Emotional experiences, whether positive or negative, become part of our personal narrative. They define who we are and how we want to make a difference. Sometimes, though, we don’t have the skills or expertise to make that difference, and we feel frustrated—even helpless.

“I don’t know what it is, but it certainly is not the flu.” My daughter’s pediatrician looked nervously, first at my daughter, then at me. “You need to take her to the children’s hospital. Now.”

And that’s how I wound up spending Labor Day weekend in the ICU, hovered over my 18-year-old, watching her die.

Sometime in the past few weeks, she’d picked up a case of bacterial meningitis. Meningitis itself isn’t uncommon. Throw in a case of sepsis, though, and you’re suddenly dealing with one of the deadliest diseases in the world. Most children who contract the disease die within hours. By the time we’d gotten to the ICU, my daughter’s internal organs were already shutting down.

Somehow, she managed to hold on. Every so often, a physician would approach and explain the next extraordinary procedure they’d use to try to save her life. You’d think that at some point, I’d get used to hearing “the talk” and grow comfortable with the idea of my daughter dying, but each time was as terrifying as the last.

We were like poker players. We lived by the numbers, by the lab results, by the blood tests. They dictated the quality of my child’s life, and that dictated the quality of my own. I realized very quickly that my whole life and future depended on that team of devoted men and women—the nurses, the doctors, the technicians, the surgeons.

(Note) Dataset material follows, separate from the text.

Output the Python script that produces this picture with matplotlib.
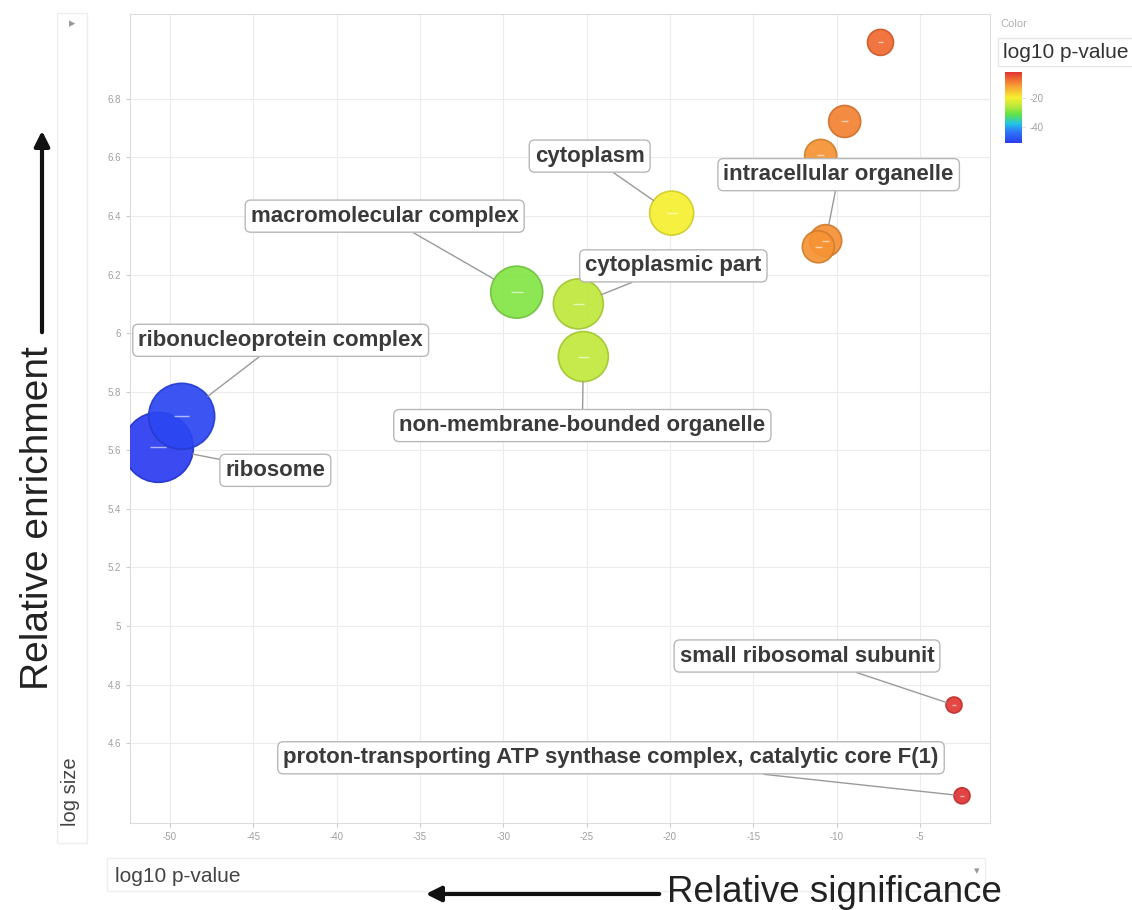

In an odd way, even though I was going through the worst experience any parent could ever be subjected to—watching my daughter die—it was so extraordinary that I realized I wanted to be involved with this spectacular group of people for the rest of my life.

I knew that if she survived—even if she didn’t survive—I was eternally grateful for what we had experienced. I wanted to give back as quickly as I could.

 

This donor was powerless in the battle against her daughter’s disease, relying entirely on the healthcare professionals who participated in and coordinated her daughter’s care. As she watched, a thought gradually overtook her. A financial contribution to the neurobiology division would be more than a way to honor and empower the team that so diligently and compassionately cared for her daughter. It was also a way to take an active role in her daughter’s care.

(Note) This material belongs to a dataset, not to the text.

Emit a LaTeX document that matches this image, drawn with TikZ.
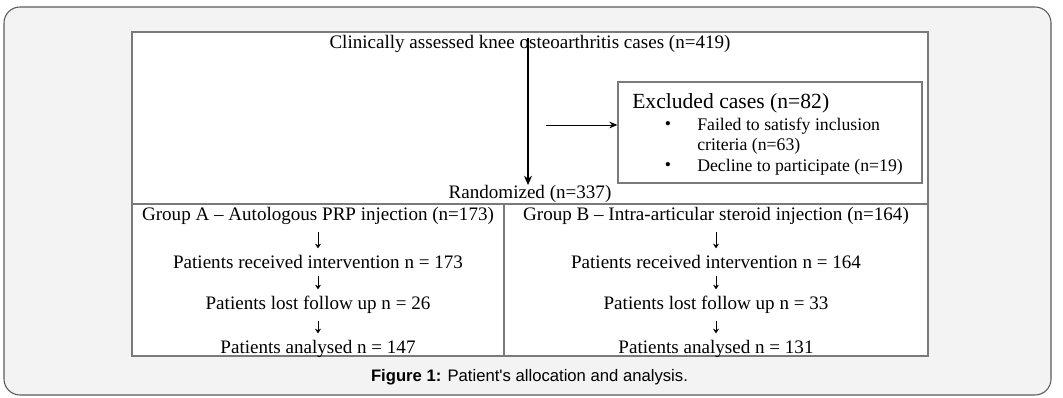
\documentclass[tikz,border=0pt]{standalone}
\usepackage{fontspec}
\setmainfont{Liberation Serif}
\newfontfamily\capfont{Liberation Sans}
\usetikzlibrary{arrows.meta}
\definecolor{panel}{HTML}{F3F3F3}
\definecolor{frame}{HTML}{5A5A5A}
\definecolor{boxline}{HTML}{7A7A7A}
\begin{document}
\begin{tikzpicture}[x=0.75pt,y=-0.75pt,
  txt/.style={inner sep=0pt, font=\fontsize{14.3}{17}\selectfont, text=black},
  sml/.style={inner sep=0pt, font=\fontsize{13.3}{16}\selectfont, text=black},
  big/.style={inner sep=0pt, font=\fontsize{16.2}{19}\selectfont, text=black},
  conn/.style={-{Stealth[length=7pt,width=6pt]}, line width=0.8pt},
  down/.style={-{Stealth[length=3.5pt,width=4.5pt]}, line width=0.6pt, shorten >=5pt, shorten <=5pt},
]
\useasboundingbox (0,0) rectangle (1063,398);
\draw[frame, fill=panel, rounded corners=12pt, line width=0.8pt] (4,7) rectangle (1051,395);
\draw[boxline, fill=white, line width=1pt] (132,32) rectangle (928,356);
\draw[boxline, line width=1pt] (132,204) -- (928,204);
\draw[boxline, line width=1pt] (504,204) -- (504,356);

\node[txt] (title) at (530,44) {Clinically assessed knee osteoarthritis cases (n=419)};
\node[txt] (rand) at (530,194) {Randomized (n=337)};
\coordinate (top) at (528,38);
\draw[conn] (top) -- (top |- rand.north);

\node[draw=boxline, line width=1pt, minimum width=228pt, minimum height=75.75pt, inner sep=0pt] (excl) at (770,132.5) {};
\node[big, anchor=west] (exclt) at (632,103) {Excluded cases (n=82)};
\node[sml] (b1) at (668,126) {\textbullet};
\node[sml] (b2) at (668,167) {\textbullet};
\node[sml, anchor=west] (e1) at (697,126) {Failed to satisfy inclusion};
\node[sml, anchor=west] (e2) at (697,146) {criteria (n=63)};
\node[sml, anchor=west] (e3) at (697,167) {Decline to participate (n=19)};
\coordinate (src) at (546,125);
\draw[-{Stealth[length=6pt,width=5pt]}, line width=0.7pt] (src) -- (src -| excl.west);

\node[txt] (gA) at (318,216) {Group A -- Autologous PRP injection (n=173)};
\node[txt] (rA) at (318,262) {Patients received intervention n = 173};
\node[txt] (lA) at (318,305) {Patients lost follow up n = 26};
\node[txt] (aA) at (318,349) {Patients analysed n = 147};
\draw[down] (gA) -- (rA);
\draw[down] (rA) -- (lA);
\draw[down] (lA) -- (aA);

\node[txt] (gB) at (716,216) {Group B -- Intra-articular steroid injection (n=164)};
\node[txt] (rB) at (716,262) {Patients received intervention n = 164};
\node[txt] (lB) at (716,305) {Patients lost follow up n = 33};
\node[txt] (aB) at (716,349) {Patients analysed n = 131};
\draw[down] (gB) -- (rB);
\draw[down] (rB) -- (lB);
\draw[down] (lB) -- (aB);

\node[inner sep=0pt, font=\capfont\fontsize{12.5}{14}\selectfont] (cap) at (529.5,377) {\textbf{Figure 1:} Patient's allocation and analysis.};
\end{tikzpicture}
\end{document}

Although this happened many years ago, the family still supports the children’s hospital. In addition, they support the adult hospital where their daughter continues to receive care. They have become passionate supporters of improved patient and family care and their philanthropy has grown. In the beginning, philanthropy was a vehicle by which to express gratitude and play a role in their daughter’s care. Now, they hope to protect other families against the pain they endured.

 

Can you think of a time when a philanthropic contribution helped a donor cope with a loved one’s illness?

How did you participate in that journey?

What was that experience like for you?